La Cour relevait toutefois que 6 mandats avaient été conclus entre l’Agent et le Promoteur et « que ces mandats dont l'objet est différencié et non nécessairement exclusif portent sur des missions de recherche ou de vente dans le secteur géographique dans lequel [l’Agent] déploie ses activités et sont dépendant des marchés ou des contrats obtenus par [le Promoteur] auprès notamment des collectivités locales ».
Et la Cour d’appel de Paris de conclure « que ces relations commerciales qui dépendent des marchés et des intervenants extérieurs ne présentent pas de caractère pérenne ; que ce caractère aléatoire est exclusif de relations commerciales établies ».
L’Agent est en conséquence débouté de sa demande fondée sur l'article L.442-6 5° du Code de commerce.
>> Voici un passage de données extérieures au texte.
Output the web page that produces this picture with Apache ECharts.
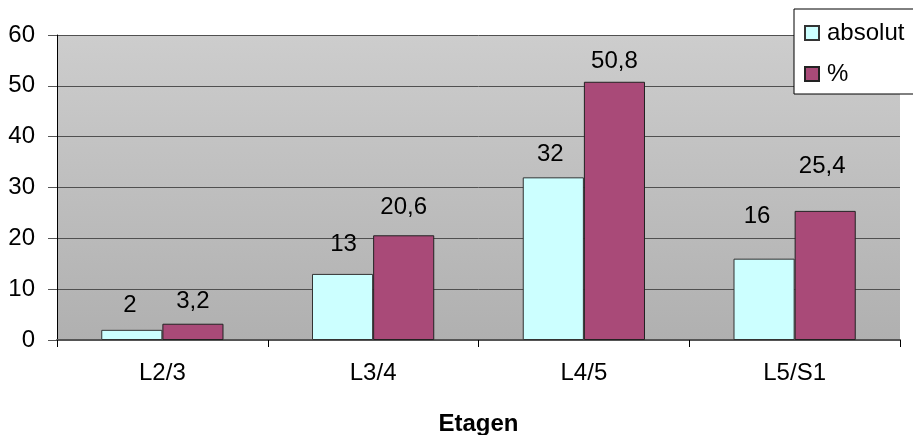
<!DOCTYPE html>
<html>
<head>
<meta charset="utf-8">
<script src="https://cdn.jsdelivr.net/npm/echarts@6/dist/echarts.min.js"></script>
<style>
  html, body { margin: 0; padding: 0; background: #ffffff; }
  #chart { width: 913px; height: 435px; }
</style>
</head>
<body>
<div id="chart"></div>
<script>
// Segment levels and counts per level
const categories = ['L2/3', 'L3/4', 'L4/5', 'L5/S1'];
const absolutValues = [2, 13, 32, 16];
const percentValues = [3.2, 20.6, 50.8, 25.4];
const yTicks = { min: 0, max: 60, interval: 10 };

// Hand-placed value labels: gap above each bar and sideways nudge (px)
const absolutLabelGap = [12, 18, 11, 30];
const absolutLabelShift = [-2, 1, -3, -7];
const percentLabelGap = [10, 16, 8, 33];
const percentLabelShift = [0, 0, 0, -3];

const FONT = 'Liberation Sans, Arial, sans-serif';
const commaFormat = p => String(p.value).replace('.', ',');

const withLabels = (values, gaps, shifts) => values.map((v, i) => ({
  value: v,
  label: { distance: gaps[i], offset: [shifts[i], 0] }
}));

const chart = echarts.init(document.getElementById('chart'), null, { renderer: 'canvas' });

chart.setOption({
  animation: false,
  textStyle: { fontFamily: FONT },
  grid: {
    left: 57, right: 13, top: 35, bottom: 95,
    outerBoundsMode: 'none',
    containLabel: false,
    show: true,
    borderWidth: 0,
    backgroundColor: new echarts.graphic.LinearGradient(0, 0, 0, 1, [
      { offset: 0, color: '#cdcdcd' },
      { offset: 1, color: '#b0b0b0' }
    ])
  },
  legend: {
    orient: 'vertical',
    left: 794, top: 9,
    padding: [12, 40, 8, 10],
    itemGap: 17,
    itemWidth: 14, itemHeight: 14,
    icon: 'rect',
    backgroundColor: '#ffffff',
    borderColor: '#000000',
    borderWidth: 1,
    borderRadius: 0,
    textStyle: { fontFamily: FONT, fontSize: 24, color: '#000000', padding: [0, 0, 0, 3] },
    data: ['absolut', '%']
  },
  xAxis: {
    type: 'category',
    data: categories,
    name: 'Etagen',
    nameLocation: 'middle',
    nameGap: 72,
    nameTextStyle: { fontFamily: FONT, fontSize: 24, fontWeight: 'bold', color: '#000000' },
    axisLine: { lineStyle: { color: '#555555', width: 2 } },
    axisTick: { show: true, length: 7, lineStyle: { color: '#000000' } },
    axisLabel: { fontFamily: FONT, fontSize: 24, color: '#000000', margin: 21 }
  },
  yAxis: {
    type: 'value',
    min: yTicks.min, max: yTicks.max, interval: yTicks.interval,
    axisLine: { show: true, lineStyle: { color: '#000000', width: 1 } },
    axisTick: { show: true, length: 9, lineStyle: { color: '#555555' } },
    axisLabel: { fontFamily: FONT, fontSize: 24, color: '#000000', margin: 22 },
    splitLine: { show: true, lineStyle: { color: '#505050', width: 1 } }
  },
  series: [
    {
      name: 'absolut',
      type: 'bar',
      data: withLabels(absolutValues, absolutLabelGap, absolutLabelShift),
      barWidth: '29%',
      barGap: '0%',
      itemStyle: { color: '#ccffff', borderColor: '#333333', borderWidth: 1 },
      label: {
        show: true, position: 'top',
        fontFamily: FONT, fontSize: 24, color: '#000000',
        formatter: commaFormat
      }
    },
    {
      name: '%',
      type: 'bar',
      data: withLabels(percentValues, percentLabelGap, percentLabelShift),
      barWidth: '29%',
      itemStyle: { color: '#a94a78', borderColor: '#222222', borderWidth: 1 },
      label: {
        show: true, position: 'top',
        fontFamily: FONT, fontSize: 24, color: '#000000',
        formatter: commaFormat
      }
    }
  ]
});
</script>
</body>
</html>
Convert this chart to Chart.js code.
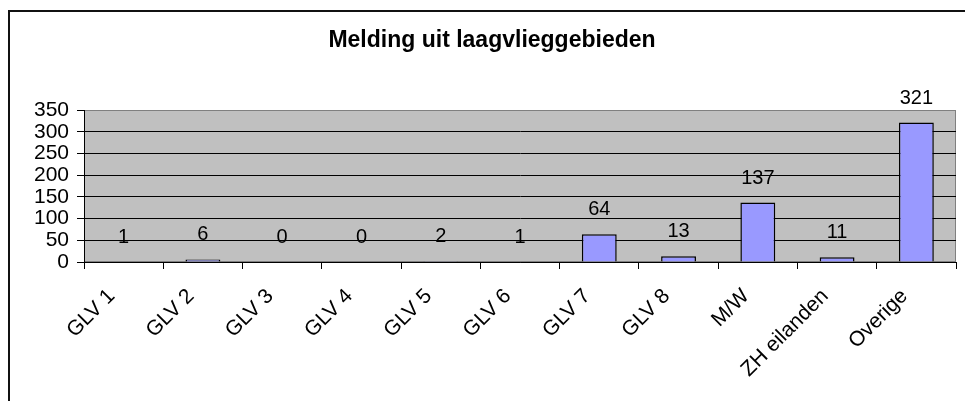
<!DOCTYPE html>
<html>
<head>
<meta charset="utf-8">
<script src="https://cdn.jsdelivr.net/npm/chart.js@4"></script>
<style>
  html, body { margin: 0; padding: 0; background: #fff; overflow: hidden; }
  .frame { position: absolute; left: 8px; top: 10px; width: 2000px; height: 2000px;
           border-left: 2px solid #111; border-top: 2px solid #111; }
  canvas { position: absolute; left: 0; top: 0; }
</style>
</head>
<body>
<div class="frame"></div>
<canvas id="chart" width="965" height="401"></canvas>
<script>
const categories = ['GLV 1', 'GLV 2', 'GLV 3', 'GLV 4', 'GLV 5', 'GLV 6', 'GLV 7', 'GLV 8', 'M/W', 'ZH eilanden', 'Overige'];
const meldingen = [1, 6, 0, 0, 2, 1, 64, 13, 137, 11, 321];
const yMax = 350;
const yStep = 50;
const title = 'Melding uit laagvlieggebieden';

const font = "'Liberation Sans', Arial, sans-serif";

// grey plot area like the old Excel chart
const plotBackground = {
    id: 'plotBackground',
    beforeDraw(chart) {
        const { ctx, chartArea: a } = chart;
        ctx.save();
        ctx.fillStyle = '#C0C0C0';
        ctx.fillRect(a.left, a.top, a.width, a.height);
        ctx.strokeStyle = '#808080';
        ctx.lineWidth = 1;
        ctx.strokeRect(a.left + 0.5, a.top + 0.5, a.width - 1, a.height - 1);
        ctx.restore();
    }
};

// value above every bar
const valueLabels = {
    id: 'valueLabels',
    afterDatasetsDraw(chart) {
        const ctx = chart.ctx;
        ctx.save();
        ctx.font = '20px ' + font;
        ctx.fillStyle = '#000';
        ctx.textAlign = 'center';
        ctx.textBaseline = 'alphabetic';
        chart.getDatasetMeta(0).data.forEach((bar, i) => {
            ctx.fillText(String(meldingen[i]), bar.x, bar.y - 19);
        });
        ctx.restore();
    }
};

// 45 degree category labels + title centred on the excel chart frame
const excelText = {
    id: 'excelText',
    afterDraw(chart) {
        const { ctx, scales: { x }, chartArea: a } = chart;
        ctx.save();
        ctx.fillStyle = '#000';
        ctx.font = 'bold 23px ' + font;
        ctx.textAlign = 'center';
        ctx.textBaseline = 'alphabetic';
        ctx.fillText(title, 492, 47);

        ctx.font = '21px ' + font;
        ctx.textAlign = 'right';
        ctx.textBaseline = 'middle';
        categories.forEach((name, i) => {
            ctx.save();
            ctx.translate(x.getPixelForTick(i) - 12, a.bottom + 31);
            ctx.rotate(-Math.PI / 4);
            ctx.fillText(name, 0, 0);
            ctx.restore();
        });
        ctx.restore();
    }
};

new Chart(document.getElementById('chart'), {
    type: 'bar',
    data: {
        labels: categories,
        datasets: [{
            label: 'Meldingen',
            data: meldingen,
            backgroundColor: '#9999FF',
            borderColor: '#000',
            borderWidth: 1.5,
            borderSkipped: 'bottom',
            barPercentage: 0.44,
            categoryPercentage: 1
        }]
    },
    options: {
        responsive: false,
        animation: false,
        layout: { padding: { left: 0, right: 9, top: 110, bottom: 0 } },
        plugins: {
            legend: { display: false },
            tooltip: { enabled: false },
            title: { display: false }
        },
        scales: {
            x: {
                offset: true,
                grid: {
                    offset: true,
                    drawOnChartArea: false,
                    color: '#000',
                    tickLength: 7
                },
                border: { color: '#000', width: 1 },
                ticks: { display: false },
                afterFit(s) { s.height = 139; }
            },
            y: {
                min: 0,
                max: yMax,
                grid: {
                    color: c => (c.tick && c.tick.value === yMax) ? '#808080' : '#000',
                    tickColor: '#000',
                    tickLength: 7
                },
                border: { color: '#000', width: 1 },
                ticks: {
                    stepSize: yStep,
                    autoSkip: false,
                    color: '#000',
                    font: { family: font, size: 21 },
                    padding: 8
                },
                afterFit(s) { s.width = 84; }
            }
        }
    },
    plugins: [plotBackground, valueLabels, excelText]
});
</script>
</body>
</html>
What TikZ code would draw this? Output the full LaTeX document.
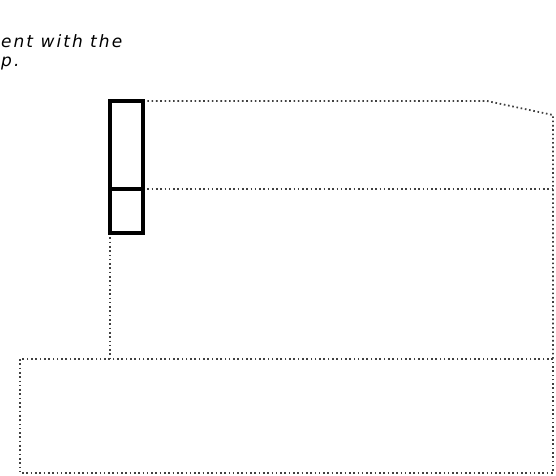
\documentclass[tikz,border=0pt]{standalone}
\usepackage{fontspec}
\newfontfamily\notefont[LetterSpace=12]{DejaVu Sans}
\tikzset{
  dots/.style={line width=1.8pt, dash pattern=on 1.6pt off 2.7pt, black!75},
  heavy/.style={line width=3.4pt, line cap=rect},
  note/.style={anchor=base west, inner sep=0pt, font=\notefont\itshape\fontsize{17}{20}\selectfont}
}
\begin{document}
\begin{tikzpicture}[x=1pt,y=-1pt]
\useasboundingbox (0,0) rectangle (556,475);
\fill[white] (0,0) rectangle (556,475);
% coordinates
\coordinate (bl) at (110,233);
\coordinate (tl) at (110,101);
\coordinate (tr) at (143,101);
\coordinate (br) at (143,233);
\coordinate (ml) at (110,189);
\coordinate (mr) at (143,189);
\coordinate (bend) at (487,101);
\coordinate (corner) at (553,115);
\coordinate (midR) at (553,189);
\coordinate (lowL) at (110,359);
\coordinate (rA) at (20,359);
\coordinate (rB) at (553,473);
% dotted outlines
\draw[dots] (tr) -- (bend) -- (corner) -- (553,359);
\draw[dots] (mr) -- (midR);
\draw[dots] (bl) -- (lowL);
\draw[dots] (rA) rectangle (rB);
% thick element
\draw[heavy] (tl) rectangle (br);
\draw[heavy] (ml) -- (mr);
% text
\node[note] (t1) at (1,47) {ent with the};
\node[note] (t2) at (1,66) {p.};
\end{tikzpicture}
\end{document}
La Cour d’appel de Paris conforte ainsi sa jurisprudence concernant le caractère établi d’une relation commerciale, au sens des dispositions précitées. Dans la même veine, elle avait pu juger dans un arrêt du 18 octobre 2017, qu’une relation commerciale, bien qu'ayant duré plusieurs années, ne revêtait pas le caractère de stabilité exigé par l'article L. 442-6, I, 5° du Code de commerce dès lors que les commandes étaient systématiquement attribuées par un mécanisme d’appel d’offres (Cass. com., 18 oct. 2017, n° 16-15.138).